• **Task description**
Starting at the first line of the data, please print exactly those lines through the one that holds "em parte, remediado.</div>", omitting every picture.

• **Information provided**

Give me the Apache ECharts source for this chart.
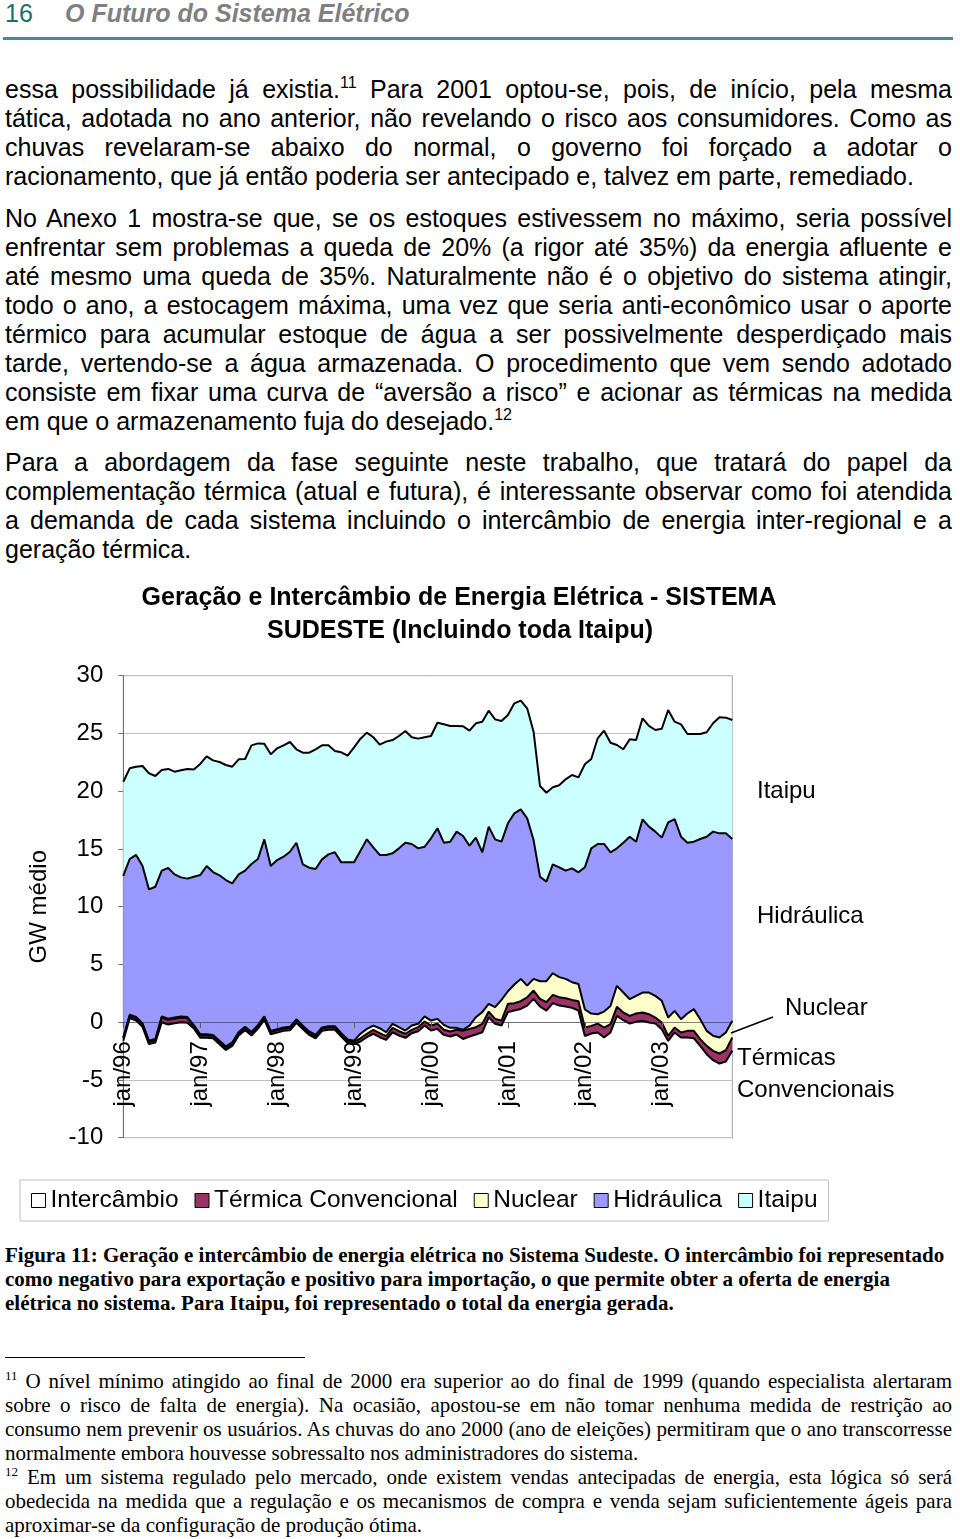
<!DOCTYPE html>
<html><head><meta charset="utf-8">
<script src="https://cdn.jsdelivr.net/npm/echarts@6/dist/echarts.min.js"></script>
<style>
html,body{margin:0;padding:0;background:#fff;}
#page{position:relative;width:960px;height:1539px;overflow:hidden;background:#fff;}
.t{position:absolute;left:5px;width:947px;font-family:"Liberation Sans",Arial,sans-serif;font-size:25px;line-height:29px;height:29px;overflow:hidden;color:#000;text-align:justify;text-align-last:justify;}
.t.last{text-align-last:left;}
.sup{font-size:16px;position:relative;top:-10px;}
.cap{position:absolute;left:5px;width:955px;font-family:"Liberation Serif","Times New Roman",serif;font-weight:bold;font-size:21px;line-height:24px;height:24px;white-space:nowrap;color:#000;}
.fn{position:absolute;left:5px;width:947px;font-family:"Liberation Serif","Times New Roman",serif;font-size:21px;line-height:24px;height:24px;overflow:hidden;color:#000;text-align:justify;text-align-last:justify;}
.fn.last{text-align-last:left;}
.fsup{font-size:13px;position:relative;top:-8px;}
#hdr16{position:absolute;left:5px;top:-1px;font-family:"Liberation Sans",Arial,sans-serif;font-size:25px;line-height:29px;color:#17706f;}
#hdrT{position:absolute;left:65px;top:-1px;font-family:"Liberation Sans",Arial,sans-serif;font-size:25px;line-height:29px;color:#808080;font-weight:bold;font-style:italic;}
#rule{position:absolute;left:3px;top:37px;width:950px;height:3px;background:#3e8f98;}
#sep{position:absolute;left:5px;top:1357px;width:300px;height:1px;background:#000;}
#chart{position:absolute;left:0;top:575px;width:960px;height:660px;}
</style></head>
<body><div id="page">
<div id="hdr16">16</div>
<div id="hdrT">O Futuro do Sistema Elétrico</div>
<div id="rule"></div>

<div class="t" style="top:75px">essa possibilidade já existia.<span class="sup">11</span> Para 2001 optou-se, pois, de início, pela mesma</div>
<div class="t" style="top:104px">tática, adotada no ano anterior, não revelando o risco aos consumidores. Como as</div>
<div class="t" style="top:133px">chuvas revelaram-se abaixo do normal, o governo foi forçado a adotar o</div>
<div class="t last" style="top:162px">racionamento, que já então poderia ser antecipado e, talvez em parte, remediado.</div>

<div class="t" style="top:204px">No Anexo 1 mostra-se que, se os estoques estivessem no máximo, seria possível</div>
<div class="t" style="top:233px">enfrentar sem problemas a queda de 20% (a rigor até 35%) da energia afluente e</div>
<div class="t" style="top:262px">até mesmo uma queda de 35%. Naturalmente não é o objetivo do sistema atingir,</div>
<div class="t" style="top:291px">todo o ano, a estocagem máxima, uma vez que seria anti-econômico usar o aporte</div>
<div class="t" style="top:320px">térmico para acumular estoque de água a ser possivelmente desperdiçado mais</div>
<div class="t" style="top:349px">tarde, vertendo-se a água armazenada. O procedimento que vem sendo adotado</div>
<div class="t" style="top:378px">consiste em fixar uma curva de “aversão a risco” e acionar as térmicas na medida</div>
<div class="t last" style="top:407px">em que o armazenamento fuja do desejado.<span class="sup">12</span></div>

<div class="t" style="top:448px">Para a abordagem da fase seguinte neste trabalho, que tratará do papel da</div>
<div class="t" style="top:477px">complementação térmica (atual e futura), é interessante observar como foi atendida</div>
<div class="t" style="top:506px">a demanda de cada sistema incluindo o intercâmbio de energia inter-regional e a</div>
<div class="t last" style="top:535px">geração térmica.</div>

<div id="chart"></div>

<div class="cap" style="top:1243px">Figura 11: Geração e intercâmbio de energia elétrica no Sistema Sudeste. O intercâmbio foi representado</div>
<div class="cap" style="top:1267px">como negativo para exportação e positivo para importação, o que permite obter a oferta de energia</div>
<div class="cap" style="top:1291px">elétrica no sistema. Para Itaipu, foi representado o total da energia gerada.</div>

<div id="sep"></div>
<div class="fn" style="top:1369px"><span class="fsup">11</span> O nível mínimo atingido ao final de 2000 era superior ao do final de 1999 (quando especialista alertaram</div>
<div class="fn" style="top:1393px">sobre o risco de falta de energia). Na ocasião, apostou-se em não tomar nenhuma medida de restrição ao</div>
<div class="fn" style="top:1417px">consumo nem prevenir os usuários. As chuvas do ano 2000 (ano de eleições) permitiram que o ano transcorresse</div>
<div class="fn last" style="top:1441px">normalmente embora houvesse sobressalto nos administradores do sistema.</div>
<div class="fn" style="top:1465px"><span class="fsup">12</span> Em um sistema regulado pelo mercado, onde existem vendas antecipadas de energia, esta lógica só será</div>
<div class="fn" style="top:1489px">obedecida na medida que a regulação e os mecanismos de compra e venda sejam suficientemente ágeis para</div>
<div class="fn last" style="top:1513px">aproximar-se da configuração de produção ótima.</div>
</div>
<script>
// ---- data (GW médio, monthly jan/96 .. dez/03) ----
const months = ['jan','fev','mar','abr','mai','jun','jul','ago','set','out','nov','dez'];
const years = ['96','97','98','99','00','01','02','03'];
const seriesNames = ['Intercâmbio','Térmica Convencional','Nuclear','Hidráulica','Itaipu'];

const intercambio = [-1.6,0.35,0.15,-0.4,-1.9,-1.75,0.0,-0.2,-0.1,0.0,-0.05,-0.55,
 -1.35,-1.35,-1.4,-1.9,-2.4,-2.05,-1.15,-0.7,-1.15,-0.55,0.2,-1.05,
 -0.9,-0.75,-0.7,-0.05,-0.6,-1.1,-1.4,-0.75,-0.65,-0.65,-1.25,-1.8,
 -1.9,-1.67,-1.3,-1.0,-1.3,-1.53,-0.87,-1.15,-1.36,-0.95,-0.78,-0.29,
 -0.72,-0.58,-1.1,-1.24,-1.07,-1.45,-1.24,-1.07,-0.87,0.43,-0.14,-0.29,
 0.87,1.01,1.15,1.44,2.02,1.36,1.01,1.65,1.44,1.36,1.24,1.01,
 -1.2,-0.98,-0.89,-1.33,-0.89,0.55,0.17,-0.12,0.03,0.12,-0.03,-0.12,
 -0.61,-1.62,-0.89,-1.33,-1.33,-1.39,-2.05,-2.77,-3.29,-3.58,-3.41,-2.48];

const termica = [0.2,0.2,0.2,0.2,0.2,0.2,0.4,0.4,0.4,0.4,0.4,0.2,
 0.2,0.2,0.2,0.2,0.2,0.2,0.2,0.2,0.2,0.2,0.2,0.2,
 0.2,0.2,0.2,0.2,0.2,0.2,0.2,0.2,0.2,0.2,0.2,0.2,
 0.2,0.28,0.3,0.34,0.35,0.32,0.38,0.37,0.36,0.29,0.35,0.35,
 0.43,0.44,0.44,0.43,0.41,0.7,0.66,0.64,0.73,0.49,0.43,0.43,
 0.72,0.64,0.67,0.72,0.72,0.66,0.72,0.72,0.72,0.72,0.69,0.81,
 0.75,0.66,0.77,0.87,0.72,0.78,0.67,0.67,0.72,0.72,0.72,0.52,
 0.58,0.44,0.43,0.44,0.58,0.64,0.58,0.72,0.81,0.87,0.99,1.15];

const nuclear = [0.1,0.1,0.1,0.1,0.1,0.1,0.1,0.1,0.1,0.1,0.1,0.1,
 0.1,0.1,0.1,0.1,0.1,0.1,0.1,0.1,0.1,0.1,0.1,0.1,
 0.1,0.1,0.1,0.1,0.1,0.1,0.1,0.1,0.1,0.1,0.1,0.1,
 0.1,0.39,0.42,0.37,0.43,0.34,0.35,0.35,0.28,0.37,0.29,0.44,
 0.43,0.43,0.43,0.32,0.17,0.09,0.29,0.86,1.01,0.67,1.01,1.79,
 1.09,1.61,1.93,1.01,1.01,1.53,1.82,1.87,1.74,1.67,1.53,1.48,
 1.55,1.07,0.81,1.38,1.58,1.82,1.73,1.44,1.53,1.73,1.88,1.88,
 1.88,1.58,1.44,1.15,1.5,1.88,1.73,1.3,1.3,1.38,1.53,1.45];

const hidraulica = [13.96,13.48,14.03,13.62,13.10,13.18,12.62,13.05,12.40,12.04,11.98,12.85,
 13.79,14.57,14.10,14.32,14.41,13.77,13.65,13.52,14.55,14.38,15.33,14.27,
 14.64,14.78,15.16,15.29,13.97,14.18,14.36,14.55,14.88,15.06,14.79,15.34,
 15.44,15.85,16.41,15.43,15.00,15.35,14.76,15.48,16.26,15.72,15.19,14.69,
 15.78,16.50,15.77,16.12,16.99,16.78,15.57,15.55,13.84,15.34,14.53,13.70,
 14.54,14.82,14.68,14.48,12.02,9.05,8.62,9.43,9.51,9.37,9.86,9.68,
 12.31,14.30,14.74,14.51,13.30,11.90,12.97,14.07,13.35,14.99,14.36,14.22,
 14.13,16.90,16.61,15.80,14.79,14.50,15.60,16.81,17.68,17.68,17.24,15.74];

const itaipu = [8.16,7.85,7.64,8.66,10.05,9.59,8.72,8.58,8.89,9.27,9.50,9.27,
 9.62,9.50,9.67,9.81,9.96,10.10,9.96,9.67,10.27,10.01,8.28,9.67,
 9.67,9.64,9.50,8.09,9.66,9.95,10.37,9.87,9.44,8.77,9.53,9.24,
 9.96,9.70,9.24,9.53,9.55,9.81,9.81,9.73,9.67,9.24,9.50,9.48,
 8.86,9.14,10.25,10.02,9.15,9.50,9.96,9.90,11.31,10.04,10.39,10.45,
 9.38,9.53,9.41,9.53,9.38,7.85,7.70,6.67,7.10,7.91,8.08,8.22,
 8.92,7.74,9.15,9.81,9.49,8.95,8.09,8.43,8.80,8.75,8.72,8.80,
 9.43,9.73,8.43,9.73,9.41,9.32,9.09,9.04,9.38,10.05,10.02,10.30];

const categories = [];
years.forEach(y => months.forEach(m => categories.push(m + '/' + y)));

const FONT = '"Liberation Sans", Arial, sans-serif';
const colors = ['#ffffff','#993366','#ffffcc','#9999ff','#ccffff'];
const allData = [intercambio, termica, nuclear, hidraulica, itaipu];

const Y_MIN = -10, Y_MAX = 30, GRID_H = 462;

const series = seriesNames.map((name, k) => ({
  name: name,
  type: 'line',
  stack: 'total',
  stackStrategy: 'all',
  data: allData[k],
  symbol: 'none',
  showSymbol: false,
  color: colors[k],
  itemStyle: {color: colors[k]},
  lineStyle: {color: '#000', width: 2},
  areaStyle: {color: colors[k], opacity: 1},
  emphasis: {disabled: true},
  silent: true,
  z: 2
}));

const chart = echarts.init(document.getElementById('chart'), null, {renderer: 'canvas'});
chart.setOption({
  animation: false,
  backgroundColor: '#fff',
  textStyle: {fontFamily: FONT},
  grid: {left: 123.3, top: 100.7, width: 609, height: GRID_H, show: true, borderColor: '#a0a0a0', borderWidth: 1, containLabel: false},
  xAxis: {
    type: 'category', data: categories, boundaryGap: false, z: 5,
    position: 'bottom',
    // place the category axis on the value 0 of the y axis
    offset: -GRID_H * (0 - Y_MIN) / (Y_MAX - Y_MIN),
    axisLine: {onZero: false, lineStyle: {color: 'rgba(30,30,60,0.55)', width: 1}},
    axisTick: {show: true, interval: 11, length: 6, lineStyle: {color: '#606060'}},
    axisLabel: {interval: 11, rotate: 90, margin: 19, fontSize: 24, color: '#000', fontFamily: FONT},
    splitLine: {show: false}
  },
  yAxis: {
    type: 'value', min: Y_MIN, max: Y_MAX, interval: 5,
    name: 'GW médio', nameLocation: 'middle', nameGap: 72,
    nameTextStyle: {fontSize: 24, color: '#000', fontFamily: FONT},
    axisLine: {show: true, lineStyle: {color: '#707070', width: 1}},
    axisTick: {show: true, length: 5, lineStyle: {color: '#707070'}},
    axisLabel: {fontSize: 24, margin: 20, color: '#000', fontFamily: FONT},
    splitLine: {show: true, lineStyle: {color: '#c0c0c0', width: 1}}
  },
  legend: {
    left: 20, top: 605, orient: 'horizontal', padding: [8, 11, 8, 11], itemGap: 16,
    itemWidth: 14, itemHeight: 14, icon: 'rect', selectedMode: false,
    borderColor: '#c0c0c0', borderWidth: 1,
    textStyle: {fontSize: 24.5, color: '#000', fontFamily: FONT},
    data: seriesNames.map((n, k) => ({name: n, itemStyle: {color: colors[k], borderColor: '#000', borderWidth: 1}}))
  },
  graphic: [
    {type: 'text', x: 459, y: 23, style: {text: 'Geração e Intercâmbio de Energia Elétrica - SISTEMA', font: 'bold 25px ' + FONT, fill: '#000', align: 'center', verticalAlign: 'middle'}},
    {type: 'text', x: 460, y: 56, style: {text: 'SUDESTE (Incluindo toda Itaipu)', font: 'bold 25px ' + FONT, fill: '#000', align: 'center', verticalAlign: 'middle'}},
    {type: 'text', x: 757, y: 216, style: {text: 'Itaipu', font: '24px ' + FONT, fill: '#000', align: 'left', verticalAlign: 'middle'}},
    {type: 'text', x: 757, y: 341, style: {text: 'Hidráulica', font: '24px ' + FONT, fill: '#000', align: 'left', verticalAlign: 'middle'}},
    {type: 'text', x: 785, y: 433, style: {text: 'Nuclear', font: '24px ' + FONT, fill: '#000', align: 'left', verticalAlign: 'middle'}},
    {type: 'line', shape: {x1: 773, y1: 442, x2: 731, y2: 458}, style: {stroke: '#000', lineWidth: 1.5}, z: 10},
    {type: 'text', x: 737, y: 483, style: {text: 'Térmicas', font: '24px ' + FONT, fill: '#000', align: 'left', verticalAlign: 'middle'}},
    {type: 'text', x: 737, y: 515, style: {text: 'Convencionais', font: '24px ' + FONT, fill: '#000', align: 'left', verticalAlign: 'middle'}}
  ],
  series: series
});
</script>
</body></html>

• **Solution**
Give me the Apache ECharts source for this chart.
<!DOCTYPE html>
<html><head><meta charset="utf-8">
<script src="https://cdn.jsdelivr.net/npm/echarts@6/dist/echarts.min.js"></script>
<style>
html,body{margin:0;padding:0;background:#fff;}
#page{position:relative;width:960px;height:1539px;overflow:hidden;background:#fff;}
.t{position:absolute;left:5px;width:947px;font-family:"Liberation Sans",Arial,sans-serif;font-size:25px;line-height:29px;height:29px;overflow:hidden;color:#000;text-align:justify;text-align-last:justify;}
.t.last{text-align-last:left;}
.sup{font-size:16px;position:relative;top:-10px;}
.cap{position:absolute;left:5px;width:955px;font-family:"Liberation Serif","Times New Roman",serif;font-weight:bold;font-size:21px;line-height:24px;height:24px;white-space:nowrap;color:#000;}
.fn{position:absolute;left:5px;width:947px;font-family:"Liberation Serif","Times New Roman",serif;font-size:21px;line-height:24px;height:24px;overflow:hidden;color:#000;text-align:justify;text-align-last:justify;}
.fn.last{text-align-last:left;}
.fsup{font-size:13px;position:relative;top:-8px;}
#hdr16{position:absolute;left:5px;top:-1px;font-family:"Liberation Sans",Arial,sans-serif;font-size:25px;line-height:29px;color:#17706f;}
#hdrT{position:absolute;left:65px;top:-1px;font-family:"Liberation Sans",Arial,sans-serif;font-size:25px;line-height:29px;color:#808080;font-weight:bold;font-style:italic;}
#rule{position:absolute;left:3px;top:37px;width:950px;height:3px;background:#3e8f98;}
#sep{position:absolute;left:5px;top:1357px;width:300px;height:1px;background:#000;}
#chart{position:absolute;left:0;top:575px;width:960px;height:660px;}
</style></head>
<body><div id="page">
<div id="hdr16">16</div>
<div id="hdrT">O Futuro do Sistema Elétrico</div>
<div id="rule"></div>

<div class="t" style="top:75px">essa possibilidade já existia.<span class="sup">11</span> Para 2001 optou-se, pois, de início, pela mesma</div>
<div class="t" style="top:104px">tática, adotada no ano anterior, não revelando o risco aos consumidores. Como as</div>
<div class="t" style="top:133px">chuvas revelaram-se abaixo do normal, o governo foi forçado a adotar o</div>
<div class="t last" style="top:162px">racionamento, que já então poderia ser antecipado e, talvez em parte, remediado.</div>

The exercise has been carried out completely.